Tuesday, June 16, 2015

Jesus is My Driver and My 5 year Plan

Jesus is My Driver and My 5 year Plan

            I was at an auto parts shop today and saw a key chain depicting a fish mandala and the statement, “Jesus is my driver.” I smirked and took a picture. I had a vision in my mind of Jesus with his long flowing hair and robes as my Uber driver, shuttling me and Rob safely from drinking establishment to drinking establishment in a black Cadillac Escalade.  “Hey Jesus, how long have you been an Uber driver?” I imagined myself saying. In response His retort was, “A little over 2000 years.”

            We are vacationing where there is a beautiful stream that runs behind our cabin. We have made this a family tradition for many summers, as it is idyllic and relaxing. It was about 5 years ago that this setting served as a turning point for me. I was faced with family illness, personal financial loss and confrontation of demons that were long since repressed. Every year we have visited this spot since, has been a reminder of my crumbling and the beginning of an existential crisis that has taken me years to comb through.  
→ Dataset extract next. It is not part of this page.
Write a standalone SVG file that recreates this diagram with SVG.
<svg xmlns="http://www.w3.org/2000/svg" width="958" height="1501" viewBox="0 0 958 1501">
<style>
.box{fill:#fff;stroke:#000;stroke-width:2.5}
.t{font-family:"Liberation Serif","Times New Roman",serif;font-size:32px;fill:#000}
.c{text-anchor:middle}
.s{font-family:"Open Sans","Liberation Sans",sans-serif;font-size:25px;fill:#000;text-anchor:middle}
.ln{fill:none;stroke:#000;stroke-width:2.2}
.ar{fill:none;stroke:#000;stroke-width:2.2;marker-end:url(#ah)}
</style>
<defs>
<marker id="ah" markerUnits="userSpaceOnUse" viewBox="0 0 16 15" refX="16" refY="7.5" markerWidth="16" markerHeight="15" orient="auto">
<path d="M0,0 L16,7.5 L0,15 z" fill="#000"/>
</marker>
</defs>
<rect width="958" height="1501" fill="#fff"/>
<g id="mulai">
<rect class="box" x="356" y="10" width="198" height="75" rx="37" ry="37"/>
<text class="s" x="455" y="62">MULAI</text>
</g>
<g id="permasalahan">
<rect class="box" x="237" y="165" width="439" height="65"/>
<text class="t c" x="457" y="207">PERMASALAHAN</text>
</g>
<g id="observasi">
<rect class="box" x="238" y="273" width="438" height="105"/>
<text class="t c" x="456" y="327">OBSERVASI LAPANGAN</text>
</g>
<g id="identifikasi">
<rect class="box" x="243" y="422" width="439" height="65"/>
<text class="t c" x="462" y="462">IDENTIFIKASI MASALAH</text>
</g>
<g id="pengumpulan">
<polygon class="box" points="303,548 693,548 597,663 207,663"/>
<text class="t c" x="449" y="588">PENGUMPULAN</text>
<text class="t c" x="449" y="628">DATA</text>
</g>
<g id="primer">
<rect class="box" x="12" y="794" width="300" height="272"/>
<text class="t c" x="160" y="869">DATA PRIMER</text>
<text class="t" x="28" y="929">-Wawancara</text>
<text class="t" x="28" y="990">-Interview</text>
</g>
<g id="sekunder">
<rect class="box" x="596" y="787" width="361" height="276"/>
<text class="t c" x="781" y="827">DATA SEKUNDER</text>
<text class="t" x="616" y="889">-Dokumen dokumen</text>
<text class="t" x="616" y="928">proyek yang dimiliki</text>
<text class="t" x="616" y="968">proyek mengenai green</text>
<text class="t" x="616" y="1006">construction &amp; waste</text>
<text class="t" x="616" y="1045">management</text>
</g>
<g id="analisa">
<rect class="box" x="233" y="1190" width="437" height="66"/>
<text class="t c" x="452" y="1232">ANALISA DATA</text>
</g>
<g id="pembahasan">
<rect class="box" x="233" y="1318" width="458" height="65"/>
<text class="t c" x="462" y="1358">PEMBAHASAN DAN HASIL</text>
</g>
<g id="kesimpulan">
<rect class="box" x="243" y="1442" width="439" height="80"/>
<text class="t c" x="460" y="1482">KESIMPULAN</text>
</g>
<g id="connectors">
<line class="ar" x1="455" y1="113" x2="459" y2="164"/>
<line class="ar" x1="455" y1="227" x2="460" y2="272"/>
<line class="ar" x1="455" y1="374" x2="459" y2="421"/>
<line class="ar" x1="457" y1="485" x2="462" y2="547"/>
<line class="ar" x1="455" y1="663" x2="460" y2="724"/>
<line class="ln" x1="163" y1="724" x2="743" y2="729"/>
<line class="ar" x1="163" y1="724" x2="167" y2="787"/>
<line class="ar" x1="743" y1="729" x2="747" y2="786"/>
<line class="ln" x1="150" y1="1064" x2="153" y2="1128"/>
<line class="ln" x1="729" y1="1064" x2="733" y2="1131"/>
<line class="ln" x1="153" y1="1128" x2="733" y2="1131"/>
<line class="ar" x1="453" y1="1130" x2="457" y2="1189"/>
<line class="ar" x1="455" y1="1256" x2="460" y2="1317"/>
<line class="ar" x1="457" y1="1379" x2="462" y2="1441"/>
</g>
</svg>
            This visit, the water from the creek seems to bring new beginnings. Life has come in waves or rather increments, parceled out of 5-year terms. I am at an end of a section of my life. I have moved from brokenness to at least intermittent wholeness and I am left wondering what the next 5 years will bring and how I might navigate them.
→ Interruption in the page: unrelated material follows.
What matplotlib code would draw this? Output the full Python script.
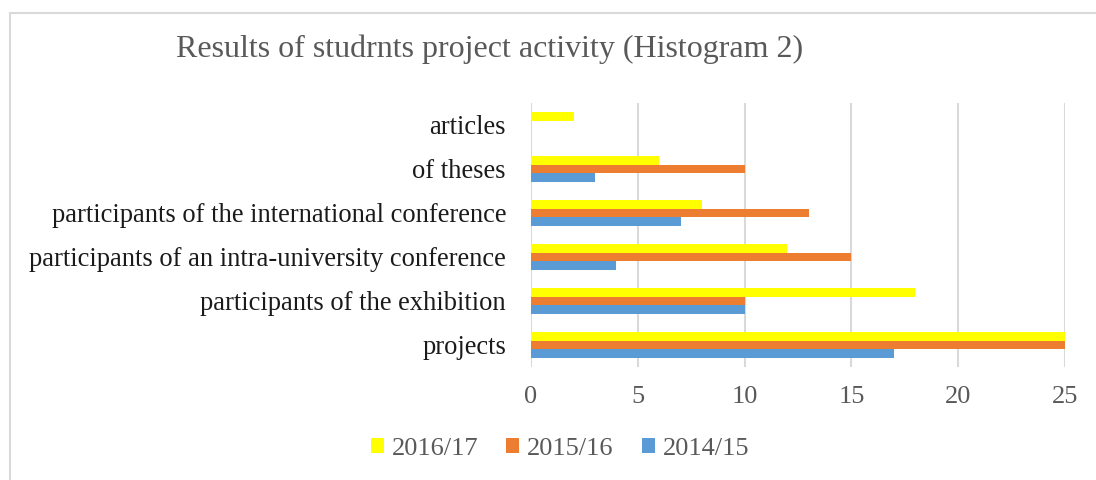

            I thought I might start with some personal goals. First off, I want to continue to dedicate myself to improving my leadership skills. Secondly, I will continue to seek the ever-elusive emotional equanimity. Thirdly, I would like to seek a deeper relationship with God so that I might better know my true self. Lastly, I will try to continue to kiss my demons, love others and myself and perhaps most importantly strive to be brave!

            I know these goals may never be met but I am hoping that with Jesus as my driver, the next 5 years won’t be anything to Him.

            What are your goals for the next 5-year parcel of your life?